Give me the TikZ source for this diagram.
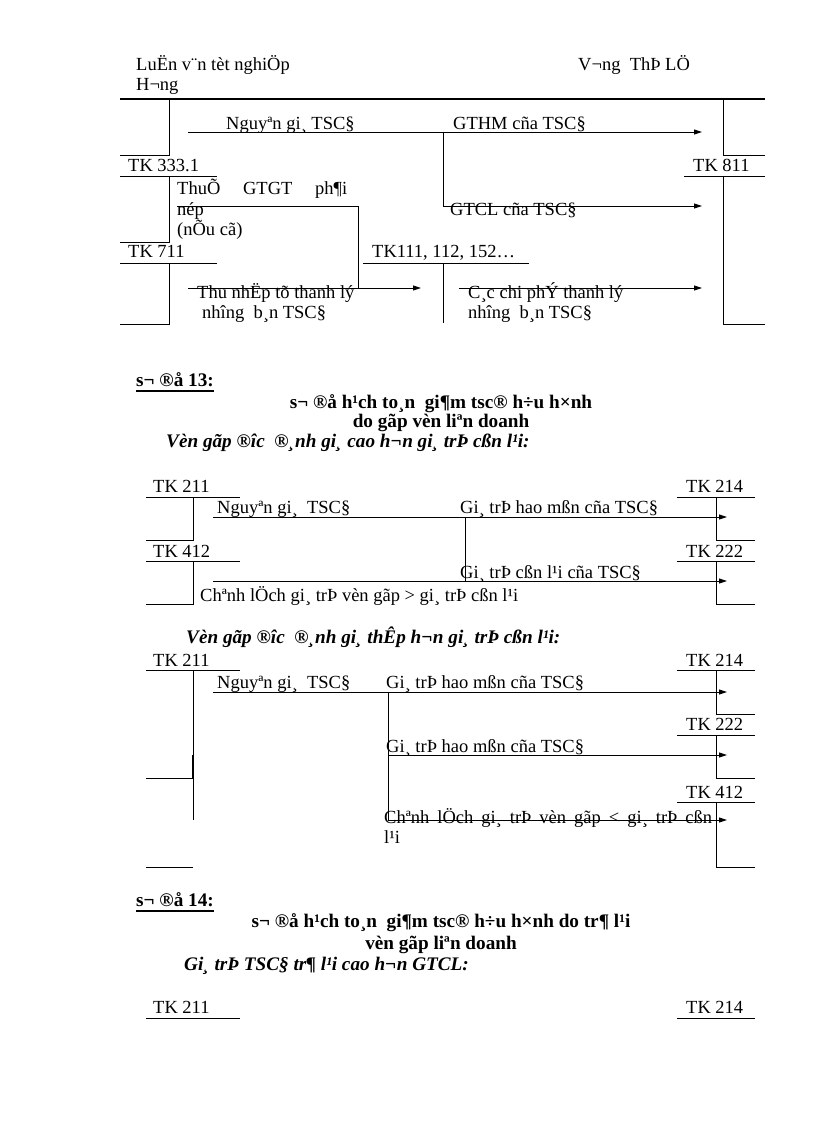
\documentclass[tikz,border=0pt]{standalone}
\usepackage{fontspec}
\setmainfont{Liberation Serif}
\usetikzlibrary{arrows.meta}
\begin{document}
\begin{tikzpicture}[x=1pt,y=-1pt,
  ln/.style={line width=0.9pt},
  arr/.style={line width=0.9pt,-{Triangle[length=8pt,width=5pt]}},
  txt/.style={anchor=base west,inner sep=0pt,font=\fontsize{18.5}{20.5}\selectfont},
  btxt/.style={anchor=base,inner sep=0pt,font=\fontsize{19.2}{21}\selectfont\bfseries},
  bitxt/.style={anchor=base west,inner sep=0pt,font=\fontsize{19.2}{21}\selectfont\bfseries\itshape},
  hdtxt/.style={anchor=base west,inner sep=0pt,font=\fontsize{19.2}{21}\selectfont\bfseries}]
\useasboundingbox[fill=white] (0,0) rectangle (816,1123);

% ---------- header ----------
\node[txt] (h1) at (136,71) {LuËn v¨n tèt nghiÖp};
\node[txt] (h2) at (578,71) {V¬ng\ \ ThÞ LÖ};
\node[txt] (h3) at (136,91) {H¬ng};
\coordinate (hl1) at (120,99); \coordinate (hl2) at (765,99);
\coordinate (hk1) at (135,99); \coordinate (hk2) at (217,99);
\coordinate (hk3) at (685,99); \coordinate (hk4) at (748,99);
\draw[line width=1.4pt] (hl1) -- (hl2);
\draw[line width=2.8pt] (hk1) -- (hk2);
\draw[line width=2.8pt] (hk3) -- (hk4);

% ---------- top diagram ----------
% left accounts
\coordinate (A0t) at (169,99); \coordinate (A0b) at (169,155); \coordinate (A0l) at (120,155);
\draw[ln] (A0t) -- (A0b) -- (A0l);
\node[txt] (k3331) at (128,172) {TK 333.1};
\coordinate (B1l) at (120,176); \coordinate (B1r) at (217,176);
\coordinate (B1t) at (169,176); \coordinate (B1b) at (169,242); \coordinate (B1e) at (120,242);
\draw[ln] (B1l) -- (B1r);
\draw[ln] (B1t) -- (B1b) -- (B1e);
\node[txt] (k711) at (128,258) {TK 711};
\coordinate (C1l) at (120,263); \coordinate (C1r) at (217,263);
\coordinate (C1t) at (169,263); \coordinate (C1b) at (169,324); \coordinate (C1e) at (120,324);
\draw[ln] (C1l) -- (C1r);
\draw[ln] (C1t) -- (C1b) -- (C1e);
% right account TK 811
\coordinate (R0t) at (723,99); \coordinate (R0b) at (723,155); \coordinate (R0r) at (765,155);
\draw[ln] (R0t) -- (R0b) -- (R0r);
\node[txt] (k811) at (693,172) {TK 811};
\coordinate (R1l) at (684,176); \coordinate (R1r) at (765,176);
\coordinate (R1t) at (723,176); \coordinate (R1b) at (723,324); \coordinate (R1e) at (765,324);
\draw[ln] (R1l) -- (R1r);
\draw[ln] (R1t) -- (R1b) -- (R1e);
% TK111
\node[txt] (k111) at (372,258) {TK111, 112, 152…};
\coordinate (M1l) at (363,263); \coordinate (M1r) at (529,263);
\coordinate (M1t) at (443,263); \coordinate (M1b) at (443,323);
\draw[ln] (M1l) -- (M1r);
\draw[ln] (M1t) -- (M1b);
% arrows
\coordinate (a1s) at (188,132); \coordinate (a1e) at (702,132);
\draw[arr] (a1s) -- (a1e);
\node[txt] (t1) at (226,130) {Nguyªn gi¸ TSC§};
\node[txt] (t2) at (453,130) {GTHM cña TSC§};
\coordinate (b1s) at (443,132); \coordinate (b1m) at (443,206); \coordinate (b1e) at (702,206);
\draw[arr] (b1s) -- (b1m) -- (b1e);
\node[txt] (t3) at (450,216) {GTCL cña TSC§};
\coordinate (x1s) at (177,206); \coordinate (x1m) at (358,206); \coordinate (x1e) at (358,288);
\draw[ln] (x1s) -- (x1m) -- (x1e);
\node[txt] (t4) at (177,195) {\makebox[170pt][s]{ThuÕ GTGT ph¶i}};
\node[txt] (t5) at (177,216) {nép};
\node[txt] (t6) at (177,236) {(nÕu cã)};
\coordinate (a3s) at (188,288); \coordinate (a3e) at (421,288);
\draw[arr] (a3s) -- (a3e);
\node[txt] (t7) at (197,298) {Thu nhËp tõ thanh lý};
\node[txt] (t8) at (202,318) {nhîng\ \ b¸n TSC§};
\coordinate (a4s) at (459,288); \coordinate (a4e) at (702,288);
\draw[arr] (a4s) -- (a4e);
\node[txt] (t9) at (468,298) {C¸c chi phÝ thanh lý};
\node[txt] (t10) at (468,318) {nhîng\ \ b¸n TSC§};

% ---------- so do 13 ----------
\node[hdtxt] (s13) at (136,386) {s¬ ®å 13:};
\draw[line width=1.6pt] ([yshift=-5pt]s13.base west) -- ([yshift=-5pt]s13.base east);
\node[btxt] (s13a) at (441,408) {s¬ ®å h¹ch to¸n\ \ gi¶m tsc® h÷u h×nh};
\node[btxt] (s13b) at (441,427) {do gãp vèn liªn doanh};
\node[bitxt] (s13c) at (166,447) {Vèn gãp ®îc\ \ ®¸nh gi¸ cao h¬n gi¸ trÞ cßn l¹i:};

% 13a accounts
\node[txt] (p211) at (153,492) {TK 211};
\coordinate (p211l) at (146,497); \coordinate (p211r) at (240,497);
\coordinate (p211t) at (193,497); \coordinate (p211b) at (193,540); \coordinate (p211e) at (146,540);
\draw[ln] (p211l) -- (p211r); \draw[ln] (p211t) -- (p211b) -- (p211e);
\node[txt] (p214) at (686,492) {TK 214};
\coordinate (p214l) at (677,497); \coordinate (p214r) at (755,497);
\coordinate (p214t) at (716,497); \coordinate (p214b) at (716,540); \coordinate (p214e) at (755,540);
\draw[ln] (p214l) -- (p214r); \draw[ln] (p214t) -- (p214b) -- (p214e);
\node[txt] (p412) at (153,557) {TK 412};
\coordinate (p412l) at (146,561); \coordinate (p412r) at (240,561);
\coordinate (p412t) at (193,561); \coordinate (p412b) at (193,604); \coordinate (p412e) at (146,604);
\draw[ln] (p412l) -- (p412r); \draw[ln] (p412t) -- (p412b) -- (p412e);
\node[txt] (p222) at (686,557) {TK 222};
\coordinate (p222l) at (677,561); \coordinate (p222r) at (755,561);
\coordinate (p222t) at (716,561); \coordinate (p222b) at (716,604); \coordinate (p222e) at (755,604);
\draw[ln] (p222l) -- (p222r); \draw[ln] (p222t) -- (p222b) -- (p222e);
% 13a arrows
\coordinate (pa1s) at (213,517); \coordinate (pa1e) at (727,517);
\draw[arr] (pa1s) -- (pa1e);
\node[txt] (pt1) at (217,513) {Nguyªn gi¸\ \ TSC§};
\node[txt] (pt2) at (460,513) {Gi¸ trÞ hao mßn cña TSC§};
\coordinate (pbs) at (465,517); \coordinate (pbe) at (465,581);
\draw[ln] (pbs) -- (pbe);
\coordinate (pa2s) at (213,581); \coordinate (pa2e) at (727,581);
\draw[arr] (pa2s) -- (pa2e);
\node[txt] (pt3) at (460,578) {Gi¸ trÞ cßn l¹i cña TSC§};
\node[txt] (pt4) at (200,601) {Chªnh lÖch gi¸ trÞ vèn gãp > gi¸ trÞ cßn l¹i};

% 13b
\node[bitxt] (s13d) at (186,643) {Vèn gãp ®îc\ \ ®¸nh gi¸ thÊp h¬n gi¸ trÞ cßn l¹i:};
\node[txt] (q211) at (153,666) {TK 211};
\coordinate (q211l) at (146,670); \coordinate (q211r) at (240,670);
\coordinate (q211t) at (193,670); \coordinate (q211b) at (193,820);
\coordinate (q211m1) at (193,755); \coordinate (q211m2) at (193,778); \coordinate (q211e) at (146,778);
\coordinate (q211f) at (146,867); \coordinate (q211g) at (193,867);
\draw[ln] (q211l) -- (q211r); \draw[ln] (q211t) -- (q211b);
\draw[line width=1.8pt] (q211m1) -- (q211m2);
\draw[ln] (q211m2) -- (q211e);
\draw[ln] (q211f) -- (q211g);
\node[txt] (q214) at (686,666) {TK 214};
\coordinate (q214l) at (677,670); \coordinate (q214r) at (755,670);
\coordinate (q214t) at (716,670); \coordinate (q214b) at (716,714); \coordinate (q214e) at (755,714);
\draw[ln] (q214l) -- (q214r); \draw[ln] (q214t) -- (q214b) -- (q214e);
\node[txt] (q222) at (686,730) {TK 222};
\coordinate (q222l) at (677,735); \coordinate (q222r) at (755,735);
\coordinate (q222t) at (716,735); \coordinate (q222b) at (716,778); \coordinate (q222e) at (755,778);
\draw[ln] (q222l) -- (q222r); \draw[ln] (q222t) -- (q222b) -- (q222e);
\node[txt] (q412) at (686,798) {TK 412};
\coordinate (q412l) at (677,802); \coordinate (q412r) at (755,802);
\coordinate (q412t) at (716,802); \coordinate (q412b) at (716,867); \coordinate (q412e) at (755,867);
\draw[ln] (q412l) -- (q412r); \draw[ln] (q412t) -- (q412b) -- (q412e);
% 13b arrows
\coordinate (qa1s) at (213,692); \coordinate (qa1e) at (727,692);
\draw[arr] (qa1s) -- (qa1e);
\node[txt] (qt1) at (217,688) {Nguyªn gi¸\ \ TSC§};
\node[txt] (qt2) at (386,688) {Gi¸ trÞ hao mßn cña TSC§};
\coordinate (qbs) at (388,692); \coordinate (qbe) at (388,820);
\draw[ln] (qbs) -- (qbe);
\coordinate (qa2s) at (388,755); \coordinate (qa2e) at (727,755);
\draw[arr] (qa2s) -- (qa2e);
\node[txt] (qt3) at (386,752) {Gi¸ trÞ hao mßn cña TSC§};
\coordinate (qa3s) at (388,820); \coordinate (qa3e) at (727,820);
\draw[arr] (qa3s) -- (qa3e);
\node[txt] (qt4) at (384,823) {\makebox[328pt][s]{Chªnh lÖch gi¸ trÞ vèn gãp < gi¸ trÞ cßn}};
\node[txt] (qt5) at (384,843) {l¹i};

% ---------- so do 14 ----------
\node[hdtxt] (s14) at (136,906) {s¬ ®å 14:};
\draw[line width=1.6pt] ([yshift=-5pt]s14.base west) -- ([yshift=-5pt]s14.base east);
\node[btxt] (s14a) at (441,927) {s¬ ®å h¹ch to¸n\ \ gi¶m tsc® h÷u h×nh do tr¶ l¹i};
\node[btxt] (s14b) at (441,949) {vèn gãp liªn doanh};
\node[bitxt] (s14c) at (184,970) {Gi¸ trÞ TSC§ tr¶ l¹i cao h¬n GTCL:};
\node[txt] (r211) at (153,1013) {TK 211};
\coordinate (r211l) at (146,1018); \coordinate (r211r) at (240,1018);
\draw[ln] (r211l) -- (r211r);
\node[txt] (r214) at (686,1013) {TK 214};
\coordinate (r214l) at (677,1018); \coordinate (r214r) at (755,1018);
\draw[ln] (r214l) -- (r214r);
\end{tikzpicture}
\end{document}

■ ■ ■ ■

What you will do.
Take the material above from its first line through the line holding "(0,0) rectangle (816,1123);" and set it down exactly, without the pictures.

Correct result.
Give me the TikZ source for this diagram.
\documentclass[tikz,border=0pt]{standalone}
\usepackage{fontspec}
\setmainfont{Liberation Serif}
\usetikzlibrary{arrows.meta}
\begin{document}
\begin{tikzpicture}[x=1pt,y=-1pt,
  ln/.style={line width=0.9pt},
  arr/.style={line width=0.9pt,-{Triangle[length=8pt,width=5pt]}},
  txt/.style={anchor=base west,inner sep=0pt,font=\fontsize{18.5}{20.5}\selectfont},
  btxt/.style={anchor=base,inner sep=0pt,font=\fontsize{19.2}{21}\selectfont\bfseries},
  bitxt/.style={anchor=base west,inner sep=0pt,font=\fontsize{19.2}{21}\selectfont\bfseries\itshape},
  hdtxt/.style={anchor=base west,inner sep=0pt,font=\fontsize{19.2}{21}\selectfont\bfseries}]
\useasboundingbox[fill=white] (0,0) rectangle (816,1123);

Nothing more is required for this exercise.